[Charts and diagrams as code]
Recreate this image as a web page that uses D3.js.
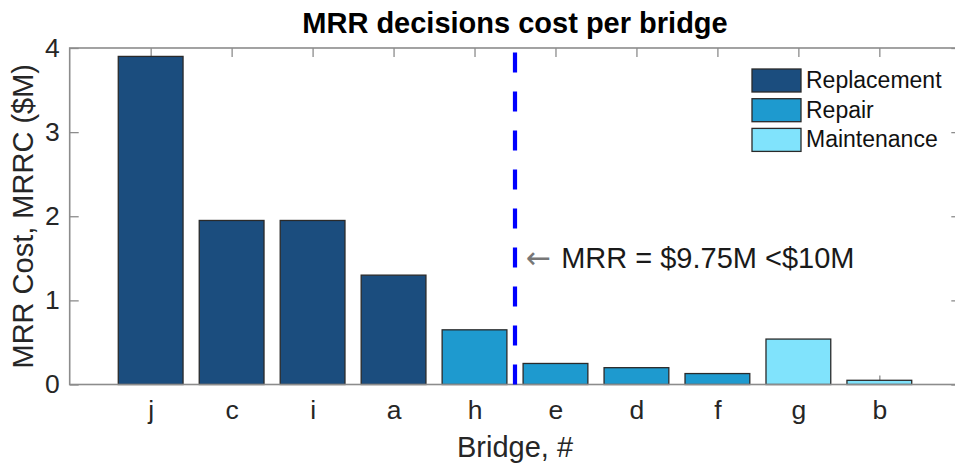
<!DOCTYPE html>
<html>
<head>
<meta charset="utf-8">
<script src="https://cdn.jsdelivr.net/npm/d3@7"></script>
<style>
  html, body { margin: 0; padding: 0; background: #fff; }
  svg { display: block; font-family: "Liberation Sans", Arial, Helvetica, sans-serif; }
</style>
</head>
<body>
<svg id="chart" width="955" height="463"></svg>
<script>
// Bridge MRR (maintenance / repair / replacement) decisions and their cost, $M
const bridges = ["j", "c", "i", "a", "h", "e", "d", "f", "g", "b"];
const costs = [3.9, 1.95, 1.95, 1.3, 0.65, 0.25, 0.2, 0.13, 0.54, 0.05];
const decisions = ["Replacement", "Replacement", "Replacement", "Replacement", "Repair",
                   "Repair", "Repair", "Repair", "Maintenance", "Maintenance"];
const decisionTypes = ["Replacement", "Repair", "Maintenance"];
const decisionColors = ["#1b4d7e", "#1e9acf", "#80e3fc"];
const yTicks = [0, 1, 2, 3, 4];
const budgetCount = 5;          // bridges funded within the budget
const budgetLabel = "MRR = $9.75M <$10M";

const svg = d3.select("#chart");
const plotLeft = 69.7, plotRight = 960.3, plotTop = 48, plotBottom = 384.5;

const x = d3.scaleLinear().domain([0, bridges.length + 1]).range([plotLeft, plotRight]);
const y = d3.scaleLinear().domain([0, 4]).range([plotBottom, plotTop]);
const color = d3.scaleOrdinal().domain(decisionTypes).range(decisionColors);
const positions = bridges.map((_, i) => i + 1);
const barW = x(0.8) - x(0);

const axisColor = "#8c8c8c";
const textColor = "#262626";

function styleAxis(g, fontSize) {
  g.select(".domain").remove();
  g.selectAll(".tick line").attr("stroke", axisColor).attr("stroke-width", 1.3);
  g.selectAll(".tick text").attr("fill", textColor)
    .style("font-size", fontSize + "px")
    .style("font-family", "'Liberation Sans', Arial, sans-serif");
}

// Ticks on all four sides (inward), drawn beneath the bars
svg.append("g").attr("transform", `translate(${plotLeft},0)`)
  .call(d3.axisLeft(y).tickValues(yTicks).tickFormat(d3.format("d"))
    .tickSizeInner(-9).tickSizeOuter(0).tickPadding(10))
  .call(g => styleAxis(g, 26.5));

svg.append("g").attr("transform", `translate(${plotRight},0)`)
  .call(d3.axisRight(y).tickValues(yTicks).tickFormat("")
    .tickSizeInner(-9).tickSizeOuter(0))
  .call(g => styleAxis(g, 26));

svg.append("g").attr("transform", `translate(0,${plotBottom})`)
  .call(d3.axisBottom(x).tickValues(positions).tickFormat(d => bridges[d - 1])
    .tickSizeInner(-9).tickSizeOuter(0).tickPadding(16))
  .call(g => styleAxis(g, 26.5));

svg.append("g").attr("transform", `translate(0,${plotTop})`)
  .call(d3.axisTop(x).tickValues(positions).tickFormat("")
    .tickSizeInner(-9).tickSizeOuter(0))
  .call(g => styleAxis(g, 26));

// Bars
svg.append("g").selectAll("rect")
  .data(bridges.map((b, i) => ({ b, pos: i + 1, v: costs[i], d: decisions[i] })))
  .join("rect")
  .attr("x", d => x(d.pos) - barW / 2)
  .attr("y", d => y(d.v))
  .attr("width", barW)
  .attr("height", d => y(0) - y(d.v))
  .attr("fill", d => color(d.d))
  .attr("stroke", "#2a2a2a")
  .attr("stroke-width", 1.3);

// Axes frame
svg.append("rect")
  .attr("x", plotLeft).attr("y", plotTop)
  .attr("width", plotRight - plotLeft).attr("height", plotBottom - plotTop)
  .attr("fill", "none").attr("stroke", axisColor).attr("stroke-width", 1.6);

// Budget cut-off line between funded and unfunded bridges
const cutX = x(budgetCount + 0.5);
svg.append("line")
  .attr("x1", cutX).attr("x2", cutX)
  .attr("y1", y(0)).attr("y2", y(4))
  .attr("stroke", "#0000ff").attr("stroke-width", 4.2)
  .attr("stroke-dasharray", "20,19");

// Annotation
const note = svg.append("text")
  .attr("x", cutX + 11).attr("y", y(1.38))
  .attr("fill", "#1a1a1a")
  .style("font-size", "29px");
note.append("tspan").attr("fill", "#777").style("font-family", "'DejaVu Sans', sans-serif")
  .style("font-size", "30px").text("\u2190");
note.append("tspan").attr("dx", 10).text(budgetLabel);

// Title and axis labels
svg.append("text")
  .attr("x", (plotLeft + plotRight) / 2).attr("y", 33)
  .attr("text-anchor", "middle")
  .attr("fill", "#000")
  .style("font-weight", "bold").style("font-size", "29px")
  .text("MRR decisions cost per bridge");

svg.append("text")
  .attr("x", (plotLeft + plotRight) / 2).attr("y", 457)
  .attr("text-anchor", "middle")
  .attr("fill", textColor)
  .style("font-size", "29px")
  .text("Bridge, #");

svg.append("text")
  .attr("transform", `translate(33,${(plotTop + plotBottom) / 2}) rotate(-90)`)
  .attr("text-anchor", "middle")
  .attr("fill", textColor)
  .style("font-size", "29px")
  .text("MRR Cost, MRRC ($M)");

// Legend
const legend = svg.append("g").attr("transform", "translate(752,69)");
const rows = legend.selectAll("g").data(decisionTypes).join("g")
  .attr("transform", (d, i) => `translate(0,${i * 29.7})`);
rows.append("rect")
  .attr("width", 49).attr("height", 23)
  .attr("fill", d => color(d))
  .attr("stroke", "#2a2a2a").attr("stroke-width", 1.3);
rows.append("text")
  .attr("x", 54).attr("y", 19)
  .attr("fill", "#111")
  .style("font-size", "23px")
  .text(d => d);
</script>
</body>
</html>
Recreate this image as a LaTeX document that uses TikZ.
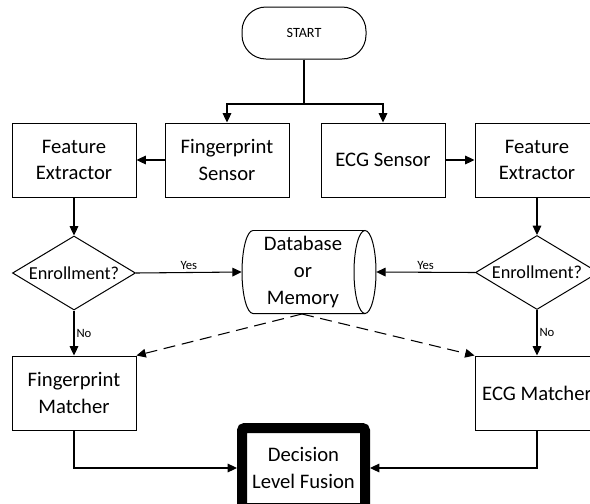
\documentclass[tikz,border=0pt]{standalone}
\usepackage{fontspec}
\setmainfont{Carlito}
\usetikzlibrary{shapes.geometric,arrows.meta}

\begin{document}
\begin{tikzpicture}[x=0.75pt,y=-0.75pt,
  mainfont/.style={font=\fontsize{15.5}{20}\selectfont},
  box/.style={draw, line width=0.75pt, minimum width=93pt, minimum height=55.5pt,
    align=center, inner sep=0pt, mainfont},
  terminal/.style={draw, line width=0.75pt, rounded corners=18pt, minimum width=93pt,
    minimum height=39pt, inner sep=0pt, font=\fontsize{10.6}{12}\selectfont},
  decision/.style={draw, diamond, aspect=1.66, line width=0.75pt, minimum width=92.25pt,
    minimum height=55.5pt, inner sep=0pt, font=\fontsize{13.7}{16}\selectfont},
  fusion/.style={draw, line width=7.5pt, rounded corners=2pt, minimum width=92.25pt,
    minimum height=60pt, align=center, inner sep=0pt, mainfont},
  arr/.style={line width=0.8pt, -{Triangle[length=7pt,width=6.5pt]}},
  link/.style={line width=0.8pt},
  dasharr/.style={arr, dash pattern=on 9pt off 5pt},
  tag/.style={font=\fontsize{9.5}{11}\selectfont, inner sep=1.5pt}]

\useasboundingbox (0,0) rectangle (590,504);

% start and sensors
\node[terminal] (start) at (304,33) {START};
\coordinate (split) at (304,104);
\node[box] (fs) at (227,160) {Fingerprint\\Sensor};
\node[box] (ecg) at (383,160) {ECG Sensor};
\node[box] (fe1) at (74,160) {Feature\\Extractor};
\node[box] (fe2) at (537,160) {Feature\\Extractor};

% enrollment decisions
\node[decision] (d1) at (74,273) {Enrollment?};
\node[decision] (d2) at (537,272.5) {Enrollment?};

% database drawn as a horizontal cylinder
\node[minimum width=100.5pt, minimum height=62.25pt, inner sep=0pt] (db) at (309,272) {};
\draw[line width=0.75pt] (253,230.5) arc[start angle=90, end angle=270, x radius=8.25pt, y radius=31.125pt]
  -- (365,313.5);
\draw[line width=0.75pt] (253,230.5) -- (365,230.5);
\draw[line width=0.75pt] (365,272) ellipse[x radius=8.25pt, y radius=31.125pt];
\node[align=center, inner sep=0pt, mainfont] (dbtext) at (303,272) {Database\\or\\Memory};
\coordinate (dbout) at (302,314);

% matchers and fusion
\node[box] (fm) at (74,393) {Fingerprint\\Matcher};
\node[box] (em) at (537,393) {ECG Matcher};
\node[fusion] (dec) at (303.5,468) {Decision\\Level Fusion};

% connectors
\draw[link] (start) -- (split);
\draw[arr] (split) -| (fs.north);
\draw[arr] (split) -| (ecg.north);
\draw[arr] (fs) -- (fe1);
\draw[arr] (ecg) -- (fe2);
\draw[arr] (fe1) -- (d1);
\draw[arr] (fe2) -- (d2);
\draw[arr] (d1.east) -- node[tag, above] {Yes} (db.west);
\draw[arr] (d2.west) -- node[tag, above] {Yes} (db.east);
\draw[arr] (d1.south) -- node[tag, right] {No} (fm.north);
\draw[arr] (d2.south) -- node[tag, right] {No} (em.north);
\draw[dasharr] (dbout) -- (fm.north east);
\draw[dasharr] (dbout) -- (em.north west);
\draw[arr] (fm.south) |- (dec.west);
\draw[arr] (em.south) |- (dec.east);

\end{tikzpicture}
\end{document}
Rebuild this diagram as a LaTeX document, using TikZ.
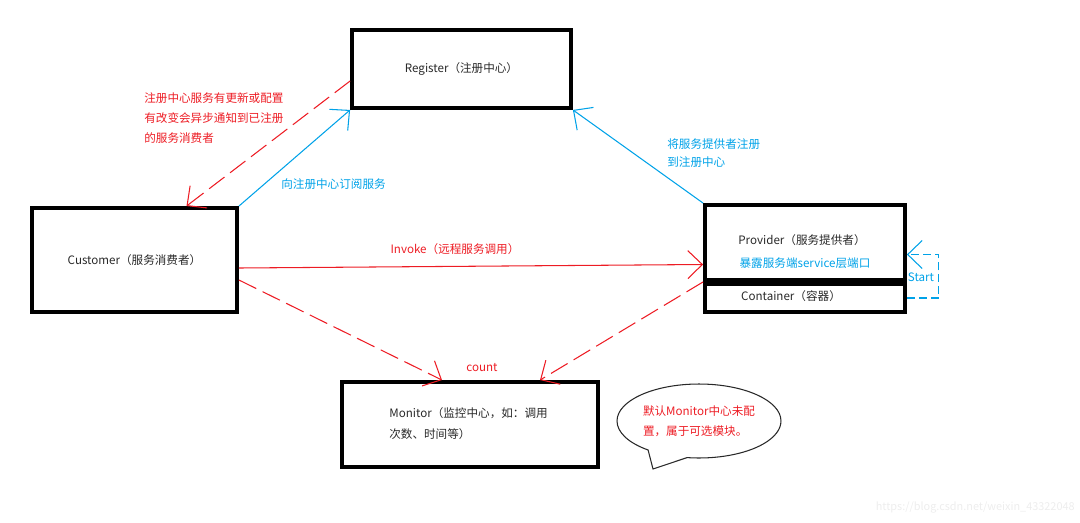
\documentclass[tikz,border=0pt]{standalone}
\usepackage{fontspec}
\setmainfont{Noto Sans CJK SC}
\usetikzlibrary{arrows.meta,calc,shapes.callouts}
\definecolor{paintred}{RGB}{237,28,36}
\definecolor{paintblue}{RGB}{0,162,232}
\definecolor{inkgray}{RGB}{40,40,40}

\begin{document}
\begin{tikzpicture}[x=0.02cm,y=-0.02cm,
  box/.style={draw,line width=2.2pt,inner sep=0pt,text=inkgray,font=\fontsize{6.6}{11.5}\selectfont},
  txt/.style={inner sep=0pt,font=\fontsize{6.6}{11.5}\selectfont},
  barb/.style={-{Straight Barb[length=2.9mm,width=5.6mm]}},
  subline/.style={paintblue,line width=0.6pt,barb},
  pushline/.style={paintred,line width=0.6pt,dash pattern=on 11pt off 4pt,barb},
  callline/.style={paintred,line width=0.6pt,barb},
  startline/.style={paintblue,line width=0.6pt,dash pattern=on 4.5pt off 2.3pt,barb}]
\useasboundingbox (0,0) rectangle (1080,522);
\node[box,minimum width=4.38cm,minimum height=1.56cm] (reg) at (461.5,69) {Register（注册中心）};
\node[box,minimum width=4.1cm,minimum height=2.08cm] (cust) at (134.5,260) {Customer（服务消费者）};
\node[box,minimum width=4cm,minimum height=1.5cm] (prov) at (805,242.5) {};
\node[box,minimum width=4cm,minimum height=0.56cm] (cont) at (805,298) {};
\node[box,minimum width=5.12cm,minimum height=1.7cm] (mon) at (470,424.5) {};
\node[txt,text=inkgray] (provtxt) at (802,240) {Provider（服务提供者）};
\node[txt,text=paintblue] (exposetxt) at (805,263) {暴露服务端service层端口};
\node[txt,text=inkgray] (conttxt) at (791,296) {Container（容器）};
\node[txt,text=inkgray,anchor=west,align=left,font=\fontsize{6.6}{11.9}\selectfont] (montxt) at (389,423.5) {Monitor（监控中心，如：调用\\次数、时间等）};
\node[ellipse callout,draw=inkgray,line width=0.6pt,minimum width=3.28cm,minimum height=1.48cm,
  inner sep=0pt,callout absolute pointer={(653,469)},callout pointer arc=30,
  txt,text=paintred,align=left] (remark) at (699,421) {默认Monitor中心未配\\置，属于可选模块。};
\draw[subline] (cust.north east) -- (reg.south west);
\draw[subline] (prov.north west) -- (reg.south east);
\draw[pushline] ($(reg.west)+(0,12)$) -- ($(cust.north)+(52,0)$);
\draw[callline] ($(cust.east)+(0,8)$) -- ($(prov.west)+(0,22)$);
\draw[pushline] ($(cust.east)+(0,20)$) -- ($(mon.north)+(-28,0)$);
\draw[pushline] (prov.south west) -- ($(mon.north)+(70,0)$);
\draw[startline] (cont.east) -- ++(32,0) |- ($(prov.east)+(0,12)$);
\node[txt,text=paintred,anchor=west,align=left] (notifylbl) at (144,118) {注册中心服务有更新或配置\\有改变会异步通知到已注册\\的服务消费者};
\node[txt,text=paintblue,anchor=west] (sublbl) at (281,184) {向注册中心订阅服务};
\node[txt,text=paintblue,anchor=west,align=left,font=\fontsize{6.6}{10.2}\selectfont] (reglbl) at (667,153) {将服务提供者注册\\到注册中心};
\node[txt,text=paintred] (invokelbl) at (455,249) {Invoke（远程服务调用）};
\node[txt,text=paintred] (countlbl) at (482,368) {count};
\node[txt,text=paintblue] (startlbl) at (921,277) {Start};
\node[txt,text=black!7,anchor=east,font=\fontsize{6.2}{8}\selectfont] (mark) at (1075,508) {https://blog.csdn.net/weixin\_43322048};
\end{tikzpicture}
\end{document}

Set exercise:
Nothing but the lines from the one with "Recreate this image as a LaTeX" through the one with "(d2) at (537,272.5)" should be copied, word for word. Pictures are left out.

Solution below:
Recreate this image as a LaTeX document that uses TikZ.
\documentclass[tikz,border=0pt]{standalone}
\usepackage{fontspec}
\setmainfont{Carlito}
\usetikzlibrary{shapes.geometric,arrows.meta}

\begin{document}
\begin{tikzpicture}[x=0.75pt,y=-0.75pt,
  mainfont/.style={font=\fontsize{15.5}{20}\selectfont},
  box/.style={draw, line width=0.75pt, minimum width=93pt, minimum height=55.5pt,
    align=center, inner sep=0pt, mainfont},
  terminal/.style={draw, line width=0.75pt, rounded corners=18pt, minimum width=93pt,
    minimum height=39pt, inner sep=0pt, font=\fontsize{10.6}{12}\selectfont},
  decision/.style={draw, diamond, aspect=1.66, line width=0.75pt, minimum width=92.25pt,
    minimum height=55.5pt, inner sep=0pt, font=\fontsize{13.7}{16}\selectfont},
  fusion/.style={draw, line width=7.5pt, rounded corners=2pt, minimum width=92.25pt,
    minimum height=60pt, align=center, inner sep=0pt, mainfont},
  arr/.style={line width=0.8pt, -{Triangle[length=7pt,width=6.5pt]}},
  link/.style={line width=0.8pt},
  dasharr/.style={arr, dash pattern=on 9pt off 5pt},
  tag/.style={font=\fontsize{9.5}{11}\selectfont, inner sep=1.5pt}]

\useasboundingbox (0,0) rectangle (590,504);

% start and sensors
\node[terminal] (start) at (304,33) {START};
\coordinate (split) at (304,104);
\node[box] (fs) at (227,160) {Fingerprint\\Sensor};
\node[box] (ecg) at (383,160) {ECG Sensor};
\node[box] (fe1) at (74,160) {Feature\\Extractor};
\node[box] (fe2) at (537,160) {Feature\\Extractor};

% enrollment decisions
\node[decision] (d1) at (74,273) {Enrollment?};
\node[decision] (d2) at (537,272.5) {Enrollment?};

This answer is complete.